Israeli military officials say the army has already destroyed more than 40 percent of Hezbollah's arsenal in Lebanon. However, the same officials, speaking on condition of anonymity because of the issue's military sensitivity, acknowledge that most of those killed have been civilians, not Hezbollah fighters.

That's partly because the guerrillas have taken shelter in underground bunkers, the officials said.

What Israel needs to do now, says Israeli military analyst Shlomo Brom, is conduct limited ground operations to draw Hezbollah out of its hideouts, "destroy the units, hurting them as much as possible, destroying their infrastructure and then getting out."
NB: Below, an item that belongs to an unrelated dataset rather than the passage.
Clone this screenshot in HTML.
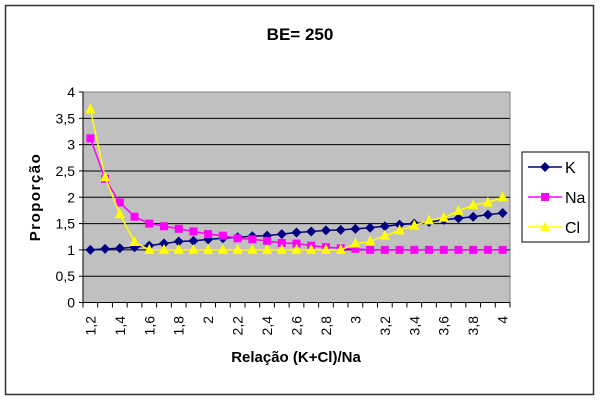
<!DOCTYPE html>
<html><head><meta charset="utf-8"><style>
html,body{margin:0;padding:0;background:#fff;}
svg{display:block;font-family:"Liberation Sans",Arial,sans-serif;}
</style></head><body>
<svg id="chart" width="600" height="402" viewBox="0 0 600 402">
<rect x="5.5" y="5.5" width="588" height="389" fill="#fff" stroke="#333" stroke-width="1.5"/>
<text x="300" y="40" text-anchor="middle" font-size="17" font-weight="bold">BE= 250</text>
<rect x="83" y="92" width="427" height="210.5" fill="#c0c0c0" stroke="#808080"/>
<g id="grid"></g><g id="axes"></g><g id="series"></g>
<text transform="translate(40,197) rotate(-90)" text-anchor="middle" font-size="15" font-weight="bold" letter-spacing="1.5">Proporção</text>
<text x="296" y="362" text-anchor="middle" font-size="15" font-weight="bold">Relação (K+Cl)/Na</text>
<g>
<rect x="522" y="152" width="67" height="90" fill="#fff" stroke="#000"/>
<line x1="528" y1="167" x2="562" y2="167" stroke="#000080" stroke-width="1.5"/>
<path d="M545,162 L550,167 L545,172 L540,167Z" fill="#000080"/>
<text x="565" y="173" font-size="16">K</text>
<line x1="528" y1="197" x2="562" y2="197" stroke="#ff00ff" stroke-width="1.5"/>
<rect x="541" y="193" width="8" height="8" fill="#ff00ff"/>
<text x="565" y="203" font-size="16">Na</text>
<line x1="528" y1="227" x2="562" y2="227" stroke="#ffff00" stroke-width="1.5"/>
<path d="M545,222 L550,231 L540,231Z" fill="#ffff00"/>
<text x="565" y="233" font-size="16">Cl</text>
</g>
</svg>
<script>
const categories=["1,2","1,3","1,4","1,5","1,6","1,7","1,8","1,9","2","2,1","2,2","2,3","2,4","2,5","2,6","2,7","2,8","2,9","3","3,1","3,2","3,3","3,4","3,5","3,6","3,7","3,8","3,9","4"];
const kValues=[1.0,1.02,1.03,1.05,1.08,1.12,1.16,1.17,1.2,1.22,1.24,1.26,1.27,1.3,1.33,1.35,1.37,1.38,1.4,1.42,1.45,1.48,1.5,1.53,1.57,1.6,1.63,1.67,1.7];
const naValues=[3.12,2.35,1.9,1.63,1.5,1.45,1.4,1.35,1.3,1.27,1.22,1.2,1.17,1.13,1.12,1.08,1.05,1.03,1.02,1,1,1,1,1,1,1,1,1,1];
const clValues=[3.67,2.38,1.68,1.15,1,1,1,1,1,1,1,1,1,1,1,1,1,1,1.12,1.16,1.27,1.37,1.46,1.56,1.61,1.74,1.85,1.9,2.0];
const yTicks=["0","0,5","1","1,5","2","2,5","3","3,5","4"];
const NS="http://www.w3.org/2000/svg";
const X0=83,X1=510,Y0=302.5,Y1=92,YMAX=4;
const band=(X1-X0)/categories.length;
function xs(i){return X0+band*(i+0.5);}
function ys(v){return Y0-(v/YMAX)*(Y0-Y1);}
function mk(tag,at,parent){const e=document.createElementNS(NS,tag);for(const k in at)e.setAttribute(k,at[k]);parent.appendChild(e);return e;}
const grid=document.getElementById('grid'),axes=document.getElementById('axes'),ser=document.getElementById('series');
yTicks.forEach((t,i)=>{const v=i*0.5,y=ys(v);
 if(i>0&&i<yTicks.length-1){const g=mk('line',{x1:X0,x2:X1,y1:y,y2:y,stroke:'#000','stroke-width':1},grid);
 
 }
 mk('line',{x1:X0-4,x2:X0,y1:y,y2:y,stroke:'#000'},axes);
 const tx=mk('text',{x:X0-8,y:y+5,'text-anchor':'end','font-size':14},axes);tx.textContent=t;
 
 
});
mk('line',{x1:X0,x2:X0,y1:Y1,y2:Y0,stroke:'#000'},axes);
mk('line',{x1:X0,x2:X1,y1:Y0,y2:Y0,stroke:'#000'},axes);
for(let i=0;i<=categories.length;i++){const x=X0+band*i;mk('line',{x1:x,x2:x,y1:Y0,y2:Y0+5,stroke:'#000'},axes);}
categories.forEach((c,i)=>{if(i%2)return;const x=xs(i);
 const tx=mk('text',{transform:`translate(${x+5},316) rotate(-90)`,'text-anchor':'end','font-size':14},axes);tx.textContent=c;
 
 
});
function drawSeries(vals,color,shape,name){
 const g=mk('g',{},ser);
 
 
 mk('polyline',{points:vals.map((v,i)=>xs(i)+','+ys(v)).join(' '),fill:'none',stroke:color,'stroke-width':1.5},g);
 vals.forEach((v,i)=>{const x=xs(i),y=ys(v);let m;
  if(shape==='d')m=mk('path',{d:`M${x},${y-5}L${x+5},${y}L${x},${y+5}L${x-5},${y}Z`,fill:color},g);
  else if(shape==='s')m=mk('rect',{x:x-4,y:y-4,width:8,height:8,fill:color},g);
  else m=mk('path',{d:`M${x},${y-6}L${x+5},${y+4}L${x-5},${y+4}Z`,fill:color},g);
  
  
 });
}
drawSeries(kValues,'#000080','d','series-k');
drawSeries(naValues,'#ff00ff','s','series-na');
drawSeries(clValues,'#ffff00','t','series-cl');
</script>
</body></html>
Israeli officials insist they have no intention of carrying out a large-scale ground invasion or staying in Lebanon for any more than a few weeks. That's largely because of memories of Israel's ill-fated occupation of Lebanon between 1982 and 2000.

Keenly aware that sending ground troops into Lebanon carries enormous risks, Israel's political and military leaders are debating the proposed force's size, with the army brass arguing for a larger force that can better fend off attacks, the military officials said.

Brig. Gen. Ido Nehustan, a member of the army's General Staff, lamented the difficulty of fighting what he called "asymmetric warfare" in which a guerrilla group living among civilians battles a powerful army.

It's not like Israel's other war front in Gaza against Hamas. In Lebanon, he said, "We are fighting a much more capable terror organization which practically holds a sword to our neck and has 12 percent of the Israeli population living in shelters and paralyzes the entire northern part of the country."